NEW YORK -- American Gangster dodged more than one bullet on its way to the big screen.
Despite a fact-based script rife with grit, guts, glamour and guns -- all highly commercial ingredients, you'd think -- the film received a near-fatal blow four years ago when Universal scuttled the project shortly before filming was to commence.
Back then, Denzel Washington was set to star as Frank Lucas, opposite Benicio Del Toro as straight-arrow detective Richie Roberts, with Washington's Training Day director Antoine Fuqua behind the camera.
But when studio executives balked at the ballooning budget (north of $80 million and climbing), Washington, Del Toro and Fuqua all bailed. Shortly thereafter, director Terry George (Hotel Rwanda) was hired to rewrite the script -- making it leaner and cheaper -- with Don Cheadle circling to replace Washington. Eventually that incarnation fell apart as well. Finally, producer Brian Grazer lured veteran director Ridley Scott to the production, along with his Gladiator star Russell Crowe. With Scott and Crowe interested, Washington agreed to play Lucas -- while Scott returned to Oscar-winning screenwriter Steven Zaillian's original, dense sprawling script (albeit with a rewrite that beefed up Roberts' characterization). "It's been a crooked road," Zaillian says of the process. "But it's been a happy ending as far as I'm concerned."

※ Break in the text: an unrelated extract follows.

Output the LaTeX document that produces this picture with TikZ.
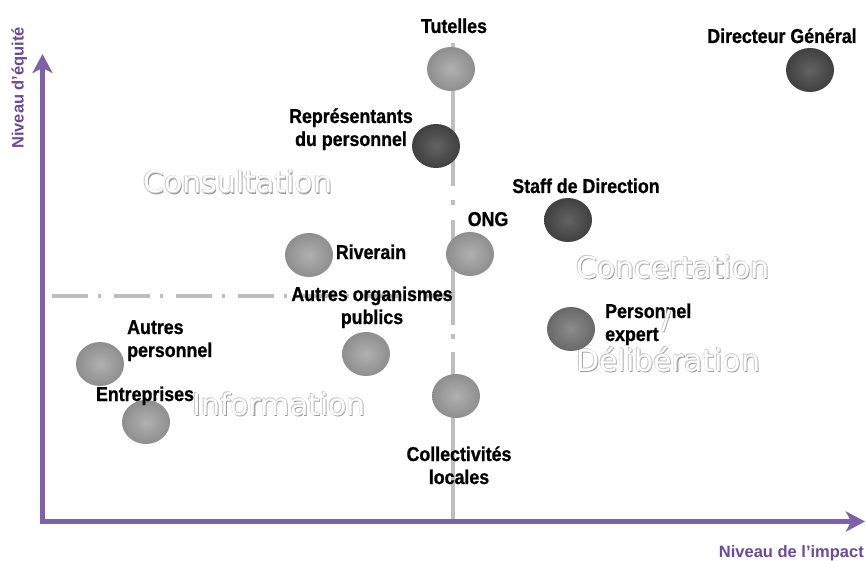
\documentclass[tikz,border=0pt]{standalone}
\usepackage{fontspec}
\setmainfont{Liberation Sans}
\newfontfamily\lblfont{Liberation Sans}[FakeStretch=0.89, BoldFeatures={FakeBold=0.8}]
\newfontfamily\regfont{DejaVu Sans}
\usetikzlibrary{shapes.geometric,arrows.meta}

\definecolor{axispurple}{HTML}{7D62A8}
\definecolor{axistext}{HTML}{6B4A9B}
\definecolor{guide}{HTML}{BEBEBE}
\definecolor{embshadow}{HTML}{9A9A9A}
\definecolor{embedge}{HTML}{C8C8C8}
\definecolor{lightIn}{HTML}{B0B0B0}
\definecolor{lightOut}{HTML}{8E8E8E}
\definecolor{midIn}{HTML}{8C8C8C}
\definecolor{midOut}{HTML}{686868}
\definecolor{darkIn}{HTML}{626262}
\definecolor{darkOut}{HTML}{404040}

% white lettering with a grey rim and a soft lower-right shadow
\newcommand\embtext[1]{%
  \rlap{\kern1.1pt\raisebox{-1.1pt}{\color{embshadow}#1}}%
  \rlap{\kern-0.6pt\raisebox{0.6pt}{\color{embedge}#1}}%
  \rlap{\kern0.7pt{\color{embedge}#1}}%
  \rlap{\raisebox{-0.7pt}{\color{embedge}#1}}%
  {\color{white}#1}}

\tikzset{
  sphere/.style={ellipse, inner sep=0pt, minimum width=48pt, minimum height=44pt},
  lightball/.style={sphere, inner color=lightIn, outer color=lightOut},
  midball/.style={sphere, inner color=midIn, outer color=midOut},
  darkball/.style={sphere, inner color=darkIn, outer color=darkOut},
  lbl/.style={font=\lblfont\bfseries\fontsize{20}{23}\selectfont, inner sep=0pt, text=black},
  region/.style={font=\regfont\fontsize{30}{36}\selectfont, inner sep=0pt, anchor=base west},
  axislbl/.style={font=\bfseries\fontsize{16.5}{20}\selectfont, inner sep=0pt, text=axistext},
}

\begin{document}
\begin{tikzpicture}[x=1pt, y=-1pt]
\useasboundingbox[fill=white] (0,0) rectangle (866,561);

% dash-dot guide lines splitting the plane
\draw[guide, line width=3.5pt]
  (453,43)--(453,186) (453,200)--(453,205) (453,220)--(453,325)
  (453,334)--(453,339) (453,352)--(453,520);
\draw[guide, line width=3.5pt, dash pattern=on 36pt off 10pt on 3pt off 13pt]
  (52,296)--(453,296);

% axes
\coordinate (ytop) at (42.5,54);
\coordinate (origin) at (42.5,521.5);
\coordinate (xend) at (865,521.5);
\draw[axispurple, line width=5pt, line join=miter,
  {Stealth[length=19pt,width=20pt,inset=5pt]}-{Stealth[length=19pt,width=20pt,inset=5pt]}]
  (ytop) -- (origin) -- (xend);

\node[axislbl, rotate=90, anchor=base west] (ylabel) at (23.5,149) {Niveau d’équité};
\node[axislbl, anchor=base east] (xlabel) at (864,557) {Niveau de l’impact};

% region names
\node[region] (rConsult) at (143,193) {\embtext{Consultation}};
\node[region] (rConcert) at (576,278) {\embtext{Concertation}};
\node[region] (rDelib) at (576,371) {\embtext{Délibération}};
\node[region] (rInfo) at (192,415) {\embtext{Information}};

% stakeholders
\node[lightball] (cTutelles) at (451,69) {};
\node[darkball] (cDG) at (810,70) {};
\node[darkball] (cRep) at (436,146) {};
\node[darkball] (cStaff) at (568,220) {};
\node[lightball] (cONG) at (470,254) {};
\node[lightball] (cRiv) at (309,255) {};
\node[lightball] (cAOP) at (366,354) {};
\node[lightball] (cAP) at (100,364) {};
\node[lightball] (cEnt) at (146,422) {};
\node[lightball] (cColl) at (456,396) {};
\node[midball] (cExp) at (571,329) {};

% stakeholder names (multi-line nodes sit on the baseline of their last line)
\node[lbl, anchor=base] (lTutelles) at (454,33) {Tutelles};
\node[lbl, anchor=base] (lDG) at (782,43) {Directeur Général};
\node[lbl, anchor=base, align=center] (lRep) at (351,146) {Représentants\\du personnel};
\node[lbl, anchor=base] (lStaff) at (586,193) {Staff de Direction};
\node[lbl, anchor=base] (lONG) at (488,226) {ONG};
\node[lbl, anchor=base] (lRiv) at (371,259) {Riverain};
\node[lbl, anchor=base, align=center] (lAOP) at (372,324) {Autres organismes\\publics};
\node[lbl, anchor=base west, align=left] (lAP) at (127,357) {Autres\\personnel};
\node[lbl, anchor=base] (lEnt) at (145,401) {Entreprises};
\node[lbl, anchor=base, align=center] (lColl) at (459,484) {Collectivités\\locales};
\node[lbl, anchor=base west, align=left] (lExp) at (605,341) {Personnel\\expert};

\node[font=\regfont\fontsize{26}{30}\selectfont, inner sep=0pt] (rSlash) at (666,321) {\embtext{/}};
\end{tikzpicture}
\end{document}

Grazer, without mentioning any other director by name, explains, "What ended up is we found the perfect director (in Scott) ... Because he has such a strong visual sense and such a strong ability to create a world, he was able to capture everything Steve wrote -- whereas other directors could not ... (Scott) was able to do the entire script, but in a more compressed fashion."